* [What you will do]:
The listing below begins with the first line you should copy; stop after the line containing "plt.rcParams['axes.unicode_minus'] = False", and drop every picture.

* [Stored data]:
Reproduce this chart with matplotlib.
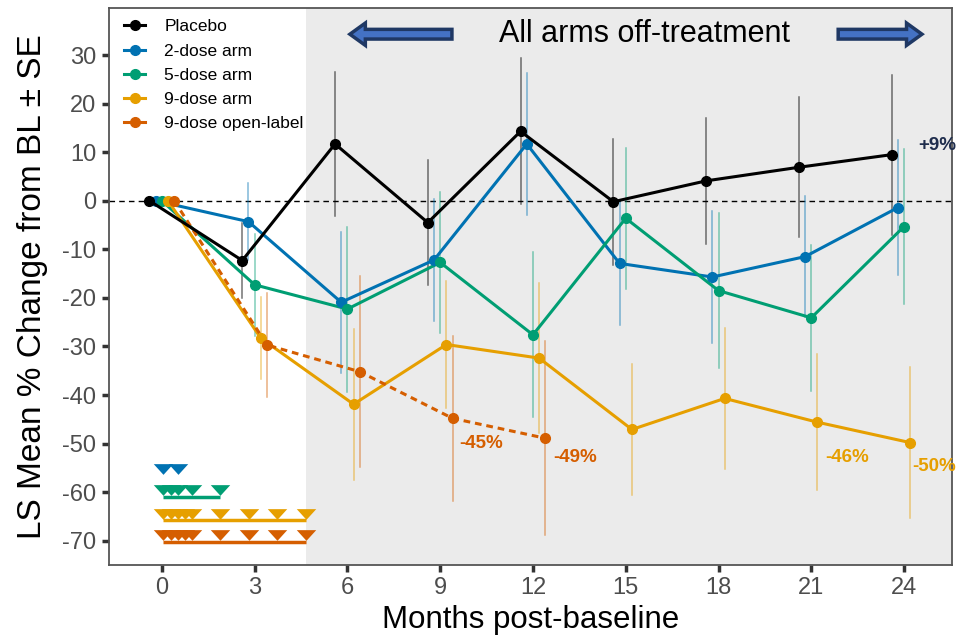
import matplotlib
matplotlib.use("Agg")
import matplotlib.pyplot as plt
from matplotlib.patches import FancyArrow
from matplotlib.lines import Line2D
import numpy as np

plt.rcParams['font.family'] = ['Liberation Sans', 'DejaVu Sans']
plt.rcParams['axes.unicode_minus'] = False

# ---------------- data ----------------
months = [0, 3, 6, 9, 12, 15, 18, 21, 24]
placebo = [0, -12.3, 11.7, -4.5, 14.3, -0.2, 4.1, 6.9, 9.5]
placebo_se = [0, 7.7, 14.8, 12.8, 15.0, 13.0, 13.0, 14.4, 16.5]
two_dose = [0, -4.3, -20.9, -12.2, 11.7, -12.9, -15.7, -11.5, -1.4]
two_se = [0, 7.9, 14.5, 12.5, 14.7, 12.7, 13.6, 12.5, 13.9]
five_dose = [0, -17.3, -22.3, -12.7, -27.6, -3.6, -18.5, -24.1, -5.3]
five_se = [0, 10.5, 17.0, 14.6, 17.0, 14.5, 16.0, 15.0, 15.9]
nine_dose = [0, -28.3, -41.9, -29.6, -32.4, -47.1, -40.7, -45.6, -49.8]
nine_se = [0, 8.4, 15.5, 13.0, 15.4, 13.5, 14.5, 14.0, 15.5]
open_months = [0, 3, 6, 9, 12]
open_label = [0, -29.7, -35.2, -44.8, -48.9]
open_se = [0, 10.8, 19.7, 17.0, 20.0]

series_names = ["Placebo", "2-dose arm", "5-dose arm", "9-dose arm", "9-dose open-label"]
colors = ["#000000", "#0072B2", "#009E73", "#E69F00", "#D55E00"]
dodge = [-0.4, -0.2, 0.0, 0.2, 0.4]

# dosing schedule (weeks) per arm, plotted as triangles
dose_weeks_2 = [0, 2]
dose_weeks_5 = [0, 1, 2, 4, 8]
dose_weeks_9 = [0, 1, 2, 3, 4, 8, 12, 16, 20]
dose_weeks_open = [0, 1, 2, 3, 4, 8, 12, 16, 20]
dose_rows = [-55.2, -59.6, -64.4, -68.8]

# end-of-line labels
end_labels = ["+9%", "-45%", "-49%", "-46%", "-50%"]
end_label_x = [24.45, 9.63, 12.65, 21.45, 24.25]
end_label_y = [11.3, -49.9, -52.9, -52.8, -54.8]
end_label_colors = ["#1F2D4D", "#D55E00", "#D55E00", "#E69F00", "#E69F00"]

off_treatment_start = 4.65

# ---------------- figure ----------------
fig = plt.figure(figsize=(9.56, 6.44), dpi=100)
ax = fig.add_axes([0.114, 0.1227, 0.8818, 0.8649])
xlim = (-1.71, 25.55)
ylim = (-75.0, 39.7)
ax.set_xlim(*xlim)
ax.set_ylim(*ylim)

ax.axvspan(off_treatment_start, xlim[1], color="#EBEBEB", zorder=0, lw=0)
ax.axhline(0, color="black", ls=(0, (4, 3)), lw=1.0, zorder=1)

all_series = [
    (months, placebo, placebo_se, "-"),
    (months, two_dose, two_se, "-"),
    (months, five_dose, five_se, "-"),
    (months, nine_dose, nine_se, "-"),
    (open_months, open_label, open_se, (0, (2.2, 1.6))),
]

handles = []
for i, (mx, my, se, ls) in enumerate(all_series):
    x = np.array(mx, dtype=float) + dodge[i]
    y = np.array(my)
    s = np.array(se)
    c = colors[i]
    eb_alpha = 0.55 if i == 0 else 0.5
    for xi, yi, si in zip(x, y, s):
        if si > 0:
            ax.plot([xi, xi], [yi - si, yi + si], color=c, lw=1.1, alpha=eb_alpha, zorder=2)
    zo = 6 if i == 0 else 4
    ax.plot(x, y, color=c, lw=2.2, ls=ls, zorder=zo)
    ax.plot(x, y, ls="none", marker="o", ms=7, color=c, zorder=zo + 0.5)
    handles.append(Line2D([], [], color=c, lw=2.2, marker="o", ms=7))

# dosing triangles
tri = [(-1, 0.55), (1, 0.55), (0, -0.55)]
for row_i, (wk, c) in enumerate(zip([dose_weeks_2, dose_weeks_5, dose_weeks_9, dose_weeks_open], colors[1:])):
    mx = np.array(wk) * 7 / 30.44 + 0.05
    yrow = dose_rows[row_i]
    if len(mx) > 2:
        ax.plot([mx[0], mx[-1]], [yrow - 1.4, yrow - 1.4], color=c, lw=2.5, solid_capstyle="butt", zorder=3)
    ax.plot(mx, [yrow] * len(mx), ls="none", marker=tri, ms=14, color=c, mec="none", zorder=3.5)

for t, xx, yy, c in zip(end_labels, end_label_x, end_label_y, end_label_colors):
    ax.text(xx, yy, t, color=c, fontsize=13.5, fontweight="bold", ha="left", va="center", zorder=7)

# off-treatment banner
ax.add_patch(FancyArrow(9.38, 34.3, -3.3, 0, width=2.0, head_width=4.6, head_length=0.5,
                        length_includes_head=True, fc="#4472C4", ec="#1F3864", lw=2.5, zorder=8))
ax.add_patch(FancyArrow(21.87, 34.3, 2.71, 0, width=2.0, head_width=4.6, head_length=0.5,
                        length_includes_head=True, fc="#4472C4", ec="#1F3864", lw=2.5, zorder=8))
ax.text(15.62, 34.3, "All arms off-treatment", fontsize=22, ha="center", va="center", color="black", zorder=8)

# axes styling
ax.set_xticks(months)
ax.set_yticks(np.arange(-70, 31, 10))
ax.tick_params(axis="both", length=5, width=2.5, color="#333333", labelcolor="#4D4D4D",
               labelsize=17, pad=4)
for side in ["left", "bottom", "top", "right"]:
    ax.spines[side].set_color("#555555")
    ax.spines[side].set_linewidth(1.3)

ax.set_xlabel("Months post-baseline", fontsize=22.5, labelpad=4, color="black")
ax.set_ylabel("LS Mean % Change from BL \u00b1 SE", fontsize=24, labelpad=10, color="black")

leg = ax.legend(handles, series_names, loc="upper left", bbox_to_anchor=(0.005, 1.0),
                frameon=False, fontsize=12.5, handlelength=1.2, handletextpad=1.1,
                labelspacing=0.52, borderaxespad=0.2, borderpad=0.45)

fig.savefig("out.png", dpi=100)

* [Output of the exercise]:
Reproduce this chart with matplotlib.
import matplotlib
matplotlib.use("Agg")
import matplotlib.pyplot as plt
from matplotlib.patches import FancyArrow
from matplotlib.lines import Line2D
import numpy as np

plt.rcParams['font.family'] = ['Liberation Sans', 'DejaVu Sans']
plt.rcParams['axes.unicode_minus'] = False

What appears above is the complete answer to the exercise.